Anyone who has spent many years on a computer for long hours is likely to recognize the value of an ergonomically designed workstation. However it is pretty easy to fail to recognize how important it is to set up students properly and to insure that they understand how good posture and habits can keep them healthy and pain free. Prevention is the best cure. So the question begs, how can a student interact safely and comfortably with their computer?
One of the key factors to an ergonomically designed student work area is how well it fits the body. Chairs, keyboards and tables designed to fit an adult may be too small for children. An often overlooked consideration is that a workstation and tools designed for a large man will not likely fit a petite woman. Chairs, desk height, keyboards and mice all need to fit the body. Check out our ergonomic office assessment tool for an idea of where tools should be placed for adults. While the tool doesn’t provide specific answers for people smaller than five feet, the images presented illustrate effectively how the body should be positioned so you can use a tape measure for a smaller person.
Chairs are usually height adjustable and better quality chairs usually offer seat depth adjustment and may offer different cylinders to accommodate shorter or taller seated heights. A height adjustable desk is a great option for a growing student and can last for decades. Use of a keyboard tray can bring the keyboard and mouse into the lap, where they should be, as well as modify a too tall desk for a shorter person.
Mice are available in various sizes. For a really small hand, a trackball, such as the Kensington Orbit, may be an excellent option that can still be used as the child grows. Several high quality ergonomic mice are available in sizes including the Perfit Mouse and the Handshoe Mouse. The Orthomouse comes with a set of adapters that let you fit it to just about any hand.
Keyboards also come in different sizes. Average to larger bodies would benefit from a split keyboard such as theKinesis Freestyle which offers the ability to place the keyboard halves farther apart to reduce stress on the shoulders. For really small hands, consider a mini-keyboard such as the Adesso MCK-91 or Evoluent Mouse Friendly Keyboard. I really like the Goldtouch Go! Travel Keyboard as it is smaller, but still offers the tenting and angle control of a full-sized ergonomic keyboard and it travels really well with my laptop. Since most students use laptop computers these days, a travel keyboard is a real hand saver.

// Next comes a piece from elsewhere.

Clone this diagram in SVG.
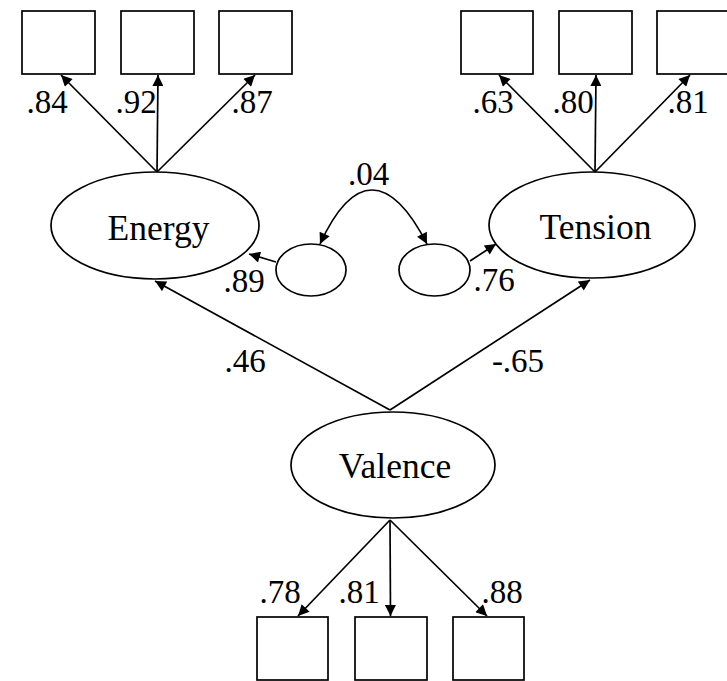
<svg xmlns="http://www.w3.org/2000/svg" width="727" height="681" viewBox="0 0 727 681">
<style>
.box{fill:#fff;stroke:#000;stroke-width:1.7}
.lat{fill:#fff;stroke:#000;stroke-width:1.7}
.edge{fill:none;stroke:#000;stroke-width:1.7}
.t{font-family:'Liberation Serif','Times New Roman',serif;fill:#000;text-anchor:middle}
.num{font-size:33px}
.lbl{font-size:35.5px}
</style>
<defs>
<marker id="ah" viewBox="0 0 10 10" refX="10" refY="5" markerWidth="13" markerHeight="11" orient="auto-start-reverse" markerUnits="userSpaceOnUse">
<path d="M0,0 L10,5 L0,10 z" fill="#000"/>
</marker>
</defs>
<rect width="727" height="681" fill="#fff"/>
<g id="connectors">
<path class="edge" d="M157,172 L61,75" marker-end="url(#ah)"/>
<path class="edge" d="M157,172 L158,75" marker-end="url(#ah)"/>
<path class="edge" d="M157,172 L255,75" marker-end="url(#ah)"/>
<path class="edge" d="M595,172 L499,75" marker-end="url(#ah)"/>
<path class="edge" d="M595,172 L596,75" marker-end="url(#ah)"/>
<path class="edge" d="M595,172 L690,75" marker-end="url(#ah)"/>
<path class="edge" d="M390,410 L155,281" marker-end="url(#ah)"/>
<path class="edge" d="M390,410 L590,280" marker-end="url(#ah)"/>
<path class="edge" d="M390,520 L298,616" marker-end="url(#ah)"/>
<path class="edge" d="M390,520 L390.5,616" marker-end="url(#ah)"/>
<path class="edge" d="M390,520 L487,616" marker-end="url(#ah)"/>
<path class="edge" d="M276,262 L249,254" marker-end="url(#ah)"/>
<path class="edge" d="M470,261 L496,244" marker-end="url(#ah)"/>
<path class="edge" d="M320,244 C338,205 355,190 372,190 C390,190 408,207 427,244" marker-start="url(#ah)" marker-end="url(#ah)"/>
</g>
<g id="x1"><rect class="box" x="22" y="11" width="73" height="63"/></g>
<g id="x2"><rect class="box" x="121" y="11" width="73" height="63"/></g>
<g id="x3"><rect class="box" x="219" y="11" width="73" height="63"/></g>
<g id="x4"><rect class="box" x="461" y="11" width="72" height="63"/></g>
<g id="x5"><rect class="box" x="559" y="11" width="73" height="63"/></g>
<g id="x6"><rect class="box" x="657" y="11" width="74" height="63"/></g>
<g id="x7"><rect class="box" x="257" y="617" width="71" height="63"/></g>
<g id="x8"><rect class="box" x="355" y="617" width="72" height="63"/></g>
<g id="x9"><rect class="box" x="453" y="617" width="71" height="63"/></g>
<g id="energy"><ellipse class="lat" cx="155" cy="225.5" rx="104" ry="53.5"/><text class="t lbl" x="158.5" y="240">Energy</text></g>
<g id="tension"><ellipse class="lat" cx="592" cy="225" rx="103" ry="53"/><text class="t lbl" x="595.5" y="239">Tension</text></g>
<g id="valence"><ellipse class="lat" cx="393" cy="465" rx="102" ry="53"/><text class="t lbl" x="395" y="478">Valence</text></g>
<g id="d1"><ellipse class="lat" cx="311" cy="270" rx="35" ry="26"/></g>
<g id="d2"><ellipse class="lat" cx="434.5" cy="270" rx="35.5" ry="26"/></g>
<g id="labels">
<text class="t num" x="47" y="113">.84</text>
<text class="t num" x="136" y="113">.92</text>
<text class="t num" x="252" y="113">.87</text>
<text class="t num" x="493" y="113">.63</text>
<text class="t num" x="573" y="113">.80</text>
<text class="t num" x="688" y="113">.81</text>
<text class="t num" x="368.5" y="185">.04</text>
<text class="t num" x="244" y="292">.89</text>
<text class="t num" x="494" y="291">.76</text>
<text class="t num" x="245" y="372">.46</text>
<text class="t num" x="518" y="372">-.65</text>
<text class="t num" x="280" y="603">.78</text>
<text class="t num" x="359" y="603">.81</text>
<text class="t num" x="502" y="603">.88</text>
</g>
</svg>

Speaking of laptop computers, from an ergonomic standpoint a laptop presents significant ergonomic problems. In addition to potential hand problems from use of the keyboard and trackpad, staring down at the screen is a sure fire recipe for neck and back problems. The use of a separate monitor is one way to bring the viewing screen up to a level where it doesn’t harm the body. However, it is better for most people to raise the laptop to proper viewing height and then use a separate keyboard and mouse. Use of a laptop stand or laptop arm (on a permanent workstation) will do the trick. For more information, check out this three part article series on laptop ergonomics.
Good ergonomics may not guarantee that “A” but computing pain free surely will help.